Avviata la digitalizzazione dei fascicoli processuali relativi ai delitti della “banda della Uno Bianca”

faldone atti processuali banda della Uno Bianca

Ha preso il via la digitalizzazione dei fascicoli processuali relativi ai delitti della cosiddetta “banda della Uno Bianca”, l’organizzazione criminale – composta in gran parte da persone appartenenti alla Polizia di Stato – che tra il 1987 e il 1994 terrorizzò Bologna, la Romagna e le Marche, commettendo 103 azioni criminose (soprattutto rapine a mano armata) e lasciando dietro di sé la scia di sangue di ventiquattro vittime e oltre cento feriti.

L’operazione di digitalizzazione è stata decisa per favorire la conservazione e la consultazione di una mole straordinaria di materiale documentario cartaceo, audio-video e fotografico.

Mercoledì 13 ottobre a Bologna, proprio nella giornata in ricordo delle vittime della banda criminale, il procuratore della Repubblica Giuseppe Amato ha consegnato la prima significativa parte della documentazione alla direttrice dell’Archivio di Stato Giovanna Giubbini: 180 faldoni contenenti gli atti relativi all’indagine, finora custoditi presso l’archivio della procura di Bologna, ai quali si aggiungeranno a breve altri 107 faldoni e 6 allegati relativi alla celebrazione del processo, custoditi attualmente presso l’archivio della sede della Corte d’Appello bolognese.

Alla cerimonia hanno partecipato il presidente della Regione Emilia-Romagna Stefano Bonaccini, il sindaco di Bologna Matteo Lepore, la presidente dell’Associazione delle vittime della Uno Bianca Rosanna Rossi Zecchi e il presidente dell’Associazione dei familiari delle vittime della strage alla stazione di Bologna Paolo Bolognesi.

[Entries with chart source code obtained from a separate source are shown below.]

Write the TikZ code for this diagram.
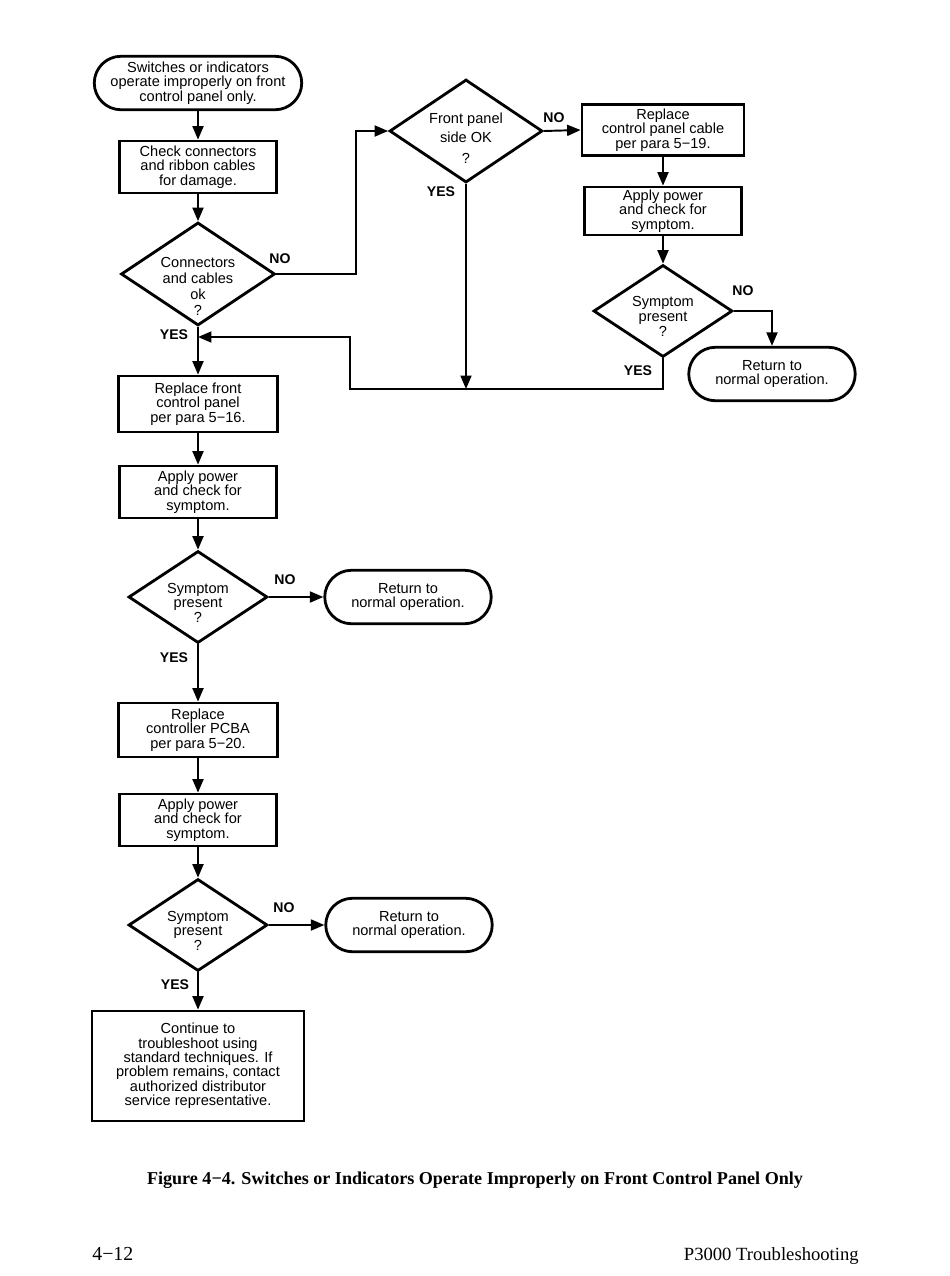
\documentclass[tikz,border=0pt]{standalone}
\usepackage{fontspec}
\setmainfont{Liberation Sans}
\newfontfamily\capfont{Liberation Serif}
\usetikzlibrary{shapes.geometric,shapes.misc,arrows.meta}

% text inside a decision, lowered by #1 and not widening the diamond
\newcommand{\dtext}[2]{\raisebox{#1}[0pt][0pt]{\begin{tabular}{@{}c@{}}#2\end{tabular}}}

\begin{document}
\begin{tikzpicture}[x=0.02cm,y=-0.02cm,
  termbox/.style={rounded rectangle,draw,line width=1.6pt,fill=white,minimum width=3.4cm,
                  minimum height=1.07cm,align=center,inner sep=1pt,
                  font=\fontsize{8.3}{8.2}\selectfont},
  procbox/.style={rectangle,draw,line width=1.6pt,fill=white,minimum width=3.14cm,
                  minimum height=1.04cm,align=center,inner sep=1pt,
                  font=\fontsize{8.3}{8.2}\selectfont},
  decision/.style={diamond,draw,line width=1.6pt,fill=white,aspect=1.5,inner sep=0pt,
                   minimum width=2.78cm,minimum height=1.84cm,
                   font=\fontsize{8.3}{8.3}\selectfont},
  arr/.style={-{Triangle[length=2.7mm,width=2.2mm]},line width=1.1pt},
  yesno/.style={font=\fontsize{8}{9}\selectfont\bfseries},
]
\useasboundingbox (0,0) rectangle (950,1276);

% Main column
\node[termbox,minimum width=4.22cm] (start) at (198,83)
  {Switches or indicators\\operate improperly on front\\control panel only.};
\node[procbox] (check) at (198,167) {Check connectors\\and ribbon cables\\for damage.};
\node[decision,minimum width=3.08cm,minimum height=2.06cm,font=\fontsize{8.3}{9.1}\selectfont] (conn) at (198,274)
  {\dtext{-10.2pt}{Connectors\\and cables\\ok\\?}};
\node[procbox,minimum width=3.18cm,minimum height=1.12cm] (rfront) at (198,404)
  {Replace front\\control panel\\per para 5−16.};
\node[procbox] (apply2) at (198,492) {Apply power\\and check for\\symptom.};
\node[decision] (sym2) at (198,597) {\dtext{-6.5pt}{Symptom\\present\\?}};
\node[termbox] (ret2) at (408,597) {Return to\\normal operation.};
\node[procbox,minimum width=3.18cm,minimum height=1.08cm] (pcba) at (198,730)
  {Replace\\controller PCBA\\per para 5−20.};
\node[procbox] (apply3) at (198,820) {Apply power\\and check for\\symptom.};
\node[decision] (sym3) at (198,925) {\dtext{-6.5pt}{Symptom\\present\\?}};
\node[termbox] (ret3) at (409,925) {Return to\\normal operation.};
\node[procbox,minimum width=4.24cm,minimum height=2.2cm] (cont) at (198,1066)
  {Continue to\\troubleshoot using\\standard techniques. If\\problem remains, contact\\authorized distributor\\service representative.};

% Right branch
\node[decision,minimum width=3.06cm,minimum height=2.06cm,font=\fontsize{8.3}{10.8}\selectfont] (front) at (466,131)
  {\dtext{-7pt}{Front panel\\side OK\\[1pt]?}};
\node[procbox,minimum width=3.24cm,minimum height=1.02cm] (rcable) at (663,130)
  {Replace\\control panel cable\\per para 5−19.};
\node[procbox,minimum height=0.96cm] (apply1) at (663,211) {Apply power\\and check for\\symptom.};
\node[decision] (sym1) at (663,311) {\dtext{-6.3pt}{Symptom\\present\\?}};
\node[termbox] (ret1) at (772,374) {Return to\\normal operation.};

\coordinate (merge) at (466,389);
\coordinate (rejoin) at (198,337);

% Arrows
\draw[arr] (start) -- (check);
\draw[arr] (check) -- (conn);
\draw[arr] (conn.east) -- ++(80,0) |- (front.west);
\draw[arr] (front.east) -- (rcable.west);
\draw[arr] (rcable) -- (apply1);
\draw[arr] (apply1) -- (sym1);
\draw[arr] (sym1.east) -| (ret1.north);
\draw[arr] (front.south) -- (merge);
\draw[arr] (sym1.south) |- (350,389) |- (rejoin);
\draw[arr] (conn.south) -- (rfront.north);
\draw[arr] (rfront) -- (apply2);
\draw[arr] (apply2) -- (sym2);
\draw[arr] (sym2.east) -- (ret2.west);
\draw[arr] (sym2.south) -- (pcba.north);
\draw[arr] (pcba) -- (apply3);
\draw[arr] (apply3) -- (sym3);
\draw[arr] (sym3.east) -- (ret3.west);
\draw[arr] (sym3.south) -- (cont.north);

% YES / NO labels
\node[yesno] (no1) at (280,259) {NO};
\node[yesno] (yes1) at (174,335) {YES};
\node[yesno] (no2) at (554,118) {NO};
\node[yesno] (yes2) at (441,192) {YES};
\node[yesno] (no3) at (743,291) {NO};
\node[yesno] (yes3) at (638,371) {YES};
\node[yesno] (no4) at (285,580) {NO};
\node[yesno] (yes4) at (174,658) {YES};
\node[yesno] (no5) at (284,908) {NO};
\node[yesno] (yes5) at (175,985) {YES};

% Caption and footer
\node[font=\capfont\fontsize{10.3}{12}\selectfont\bfseries] (caption) at (475,1180)
  {Figure 4−4. Switches or Indicators Operate Improperly on Front Control Panel Only};
\node[font=\capfont\fontsize{11.3}{13}\selectfont,anchor=base west,inner sep=0pt] (pagenum) at (92,1260) {4−12};
\node[font=\capfont\fontsize{10.6}{13}\selectfont,anchor=base east,inner sep=0pt] (chapter) at (859,1260) {P3000 Troubleshooting};

\end{tikzpicture}
\end{document}
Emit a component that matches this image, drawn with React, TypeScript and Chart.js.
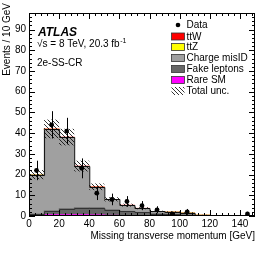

La digitalizzazione degli atti sarà realizzata grazie al sostegno della Regione Emilia-Romagna nell’ambito di una collaborazione con l’Archivio di Stato che ha già visto la digitalizzazione dei fascicoli su importanti fatti di terrorismo, eversione e stragismo giudicati dalla Corte d’Assise di Bologna a partire dal 1971, tra cui in particolare la strage alla stazione di Bologna del 2 agosto 1980 e l’attentato al treno Italicus del 1974.

Il passaggio anticipato del materiale relativo alla “banda della Uno Bianca” rispetto ai termini previsti dal Codice dei beni culturali e del paesaggio è stato definito con una convenzione tra gli uffici giudiziari e l’Archivio di Stato di Bologna, siglata lo scorso luglio al termine dei lavori di un tavolo tecnico istituito nell’ambito del comitato di coordinamento del Patto per la giustizia dell’area metropolitana di Bologna, per rispondere alla richiesta di digitalizzazione avanzata dall’associazione delle vittime.

Il complesso lavoro di salvaguardia, conservazione e digitalizzazione si concluderà entro la fine del 2022. Le operazioni, che avverranno sotto la supervisione dell’Archivio di Stato, sono state finanziate dalla Regione con uno stanziamento di 350.000 euro. Il Polo archivistico regionale dell’Emilia-Romagna (ParER) si occuperà della conservazione delle riproduzioni digitali e anche dell’adeguamento del software di accesso ai contenuti in uso per i fascicoli processuali già digitalizzati.

Una volta completati tutti i passaggi di riordino e digitalizzazione, il materiale potrà essere consultato presso la sede dell’Archivio di Stato di Bologna da tutte le persone interessate, previa autorizzazione.

“Inizia un nuovo, fondamentale atto di salvataggio della memoria, per scongiurare il rischio dell’oblio e dell’indifferenza rispetto a una delle pagine più drammatiche della storia della nostra regione e del Paese”, ha detto il presidente Bonaccini: “Lo dobbiamo alle vittime e ai loro familiari, ma anche all’intera collettività e ai giovani in particolare. Alle ragazze e ai ragazzi che all’epoca di quei drammatici fatti che hanno seminato dolore e morte non erano ancora nati. Ed è importante che questo progetto nasca dal territorio, frutto della collaborazione tra diverse istituzioni che continuano un impegno iniziato con la digitalizzazione degli atti della strage di Bologna e dell’Italicus. È anche questo un modo per tenere ben salde le ragioni della convivenza civile e democratica, in un esercizio costante di presidio di valori che siano condivisi dall’intera comunità regionale e nazionale”.